*Exercise goal*
Write every line out verbatim and omit the pictures.
====== Dataset content
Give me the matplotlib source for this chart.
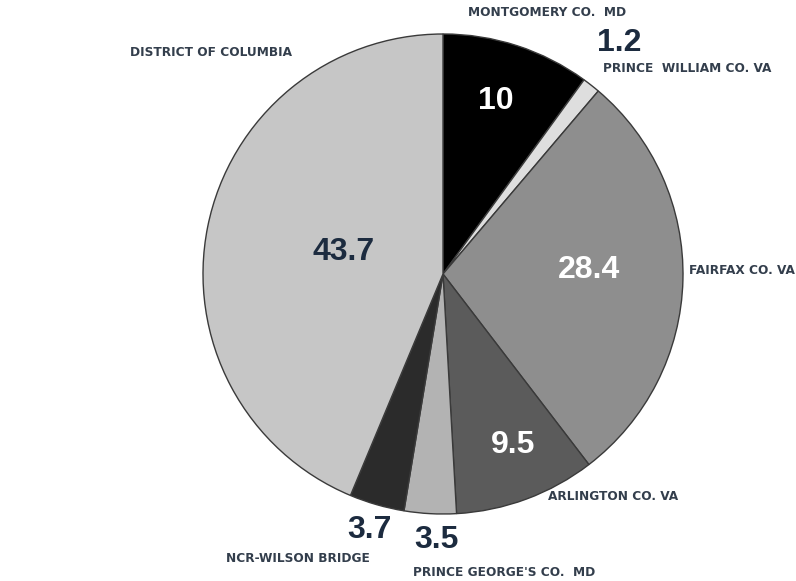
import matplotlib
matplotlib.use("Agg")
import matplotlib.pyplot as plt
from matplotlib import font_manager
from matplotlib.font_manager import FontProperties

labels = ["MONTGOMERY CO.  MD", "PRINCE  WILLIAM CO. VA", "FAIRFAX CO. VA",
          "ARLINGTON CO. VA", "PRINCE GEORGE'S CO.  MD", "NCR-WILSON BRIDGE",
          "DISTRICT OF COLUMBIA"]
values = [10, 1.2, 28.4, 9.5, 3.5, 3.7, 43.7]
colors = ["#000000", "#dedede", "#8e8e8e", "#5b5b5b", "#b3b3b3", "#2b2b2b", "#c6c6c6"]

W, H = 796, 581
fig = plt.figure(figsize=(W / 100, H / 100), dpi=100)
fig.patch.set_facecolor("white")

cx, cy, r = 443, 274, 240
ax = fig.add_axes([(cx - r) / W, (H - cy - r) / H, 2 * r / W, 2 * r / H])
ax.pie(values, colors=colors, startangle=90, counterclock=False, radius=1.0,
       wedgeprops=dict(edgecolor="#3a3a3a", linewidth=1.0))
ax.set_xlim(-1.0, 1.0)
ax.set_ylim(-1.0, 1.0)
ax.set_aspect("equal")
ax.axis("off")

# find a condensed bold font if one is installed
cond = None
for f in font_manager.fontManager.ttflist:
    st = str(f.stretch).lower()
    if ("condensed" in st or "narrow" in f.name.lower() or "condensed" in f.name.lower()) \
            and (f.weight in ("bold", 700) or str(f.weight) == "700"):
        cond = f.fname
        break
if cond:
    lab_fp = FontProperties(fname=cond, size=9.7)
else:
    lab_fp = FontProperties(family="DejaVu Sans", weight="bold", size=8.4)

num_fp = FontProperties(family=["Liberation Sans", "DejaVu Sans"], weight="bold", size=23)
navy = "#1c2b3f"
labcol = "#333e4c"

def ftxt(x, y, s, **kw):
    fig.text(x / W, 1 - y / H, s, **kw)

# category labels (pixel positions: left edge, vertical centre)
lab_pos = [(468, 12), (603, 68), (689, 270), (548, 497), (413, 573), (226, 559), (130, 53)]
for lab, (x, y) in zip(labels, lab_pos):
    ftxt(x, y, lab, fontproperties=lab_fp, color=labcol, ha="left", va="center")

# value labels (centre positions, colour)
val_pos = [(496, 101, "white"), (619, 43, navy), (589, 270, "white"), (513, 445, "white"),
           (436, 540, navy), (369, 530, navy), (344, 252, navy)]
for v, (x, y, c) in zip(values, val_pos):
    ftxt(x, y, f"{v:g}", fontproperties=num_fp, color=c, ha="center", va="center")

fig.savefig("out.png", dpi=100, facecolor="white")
============
*Finished task*
Give me the matplotlib source for this chart.
import matplotlib
matplotlib.use("Agg")
import matplotlib.pyplot as plt
from matplotlib import font_manager
from matplotlib.font_manager import FontProperties

labels = ["MONTGOMERY CO.  MD", "PRINCE  WILLIAM CO. VA", "FAIRFAX CO. VA",
          "ARLINGTON CO. VA", "PRINCE GEORGE'S CO.  MD", "NCR-WILSON BRIDGE",
          "DISTRICT OF COLUMBIA"]
values = [10, 1.2, 28.4, 9.5, 3.5, 3.7, 43.7]
colors = ["#000000", "#dedede", "#8e8e8e", "#5b5b5b", "#b3b3b3", "#2b2b2b", "#c6c6c6"]

W, H = 796, 581
fig = plt.figure(figsize=(W / 100, H / 100), dpi=100)
fig.patch.set_facecolor("white")

cx, cy, r = 443, 274, 240
ax = fig.add_axes([(cx - r) / W, (H - cy - r) / H, 2 * r / W, 2 * r / H])
ax.pie(values, colors=colors, startangle=90, counterclock=False, radius=1.0,
       wedgeprops=dict(edgecolor="#3a3a3a", linewidth=1.0))
ax.set_xlim(-1.0, 1.0)
ax.set_ylim(-1.0, 1.0)
ax.set_aspect("equal")
ax.axis("off")

# find a condensed bold font if one is installed
cond = None
for f in font_manager.fontManager.ttflist:
    st = str(f.stretch).lower()
    if ("condensed" in st or "narrow" in f.name.lower() or "condensed" in f.name.lower()) \
            and (f.weight in ("bold", 700) or str(f.weight) == "700"):
        cond = f.fname
        break
if cond:
    lab_fp = FontProperties(fname=cond, size=9.7)
else:
    lab_fp = FontProperties(family="DejaVu Sans", weight="bold", size=8.4)

num_fp = FontProperties(family=["Liberation Sans", "DejaVu Sans"], weight="bold", size=23)
navy = "#1c2b3f"
labcol = "#333e4c"

def ftxt(x, y, s, **kw):
    fig.text(x / W, 1 - y / H, s, **kw)

# category labels (pixel positions: left edge, vertical centre)
lab_pos = [(468, 12), (603, 68), (689, 270), (548, 497), (413, 573), (226, 559), (130, 53)]
for lab, (x, y) in zip(labels, lab_pos):
    ftxt(x, y, lab, fontproperties=lab_fp, color=labcol, ha="left", va="center")

# value labels (centre positions, colour)
val_pos = [(496, 101, "white"), (619, 43, navy), (589, 270, "white"), (513, 445, "white"),
           (436, 540, navy), (369, 530, navy), (344, 252, navy)]
for v, (x, y, c) in zip(values, val_pos):
    ftxt(x, y, f"{v:g}", fontproperties=num_fp, color=c, ha="center", va="center")

fig.savefig("out.png", dpi=100, facecolor="white")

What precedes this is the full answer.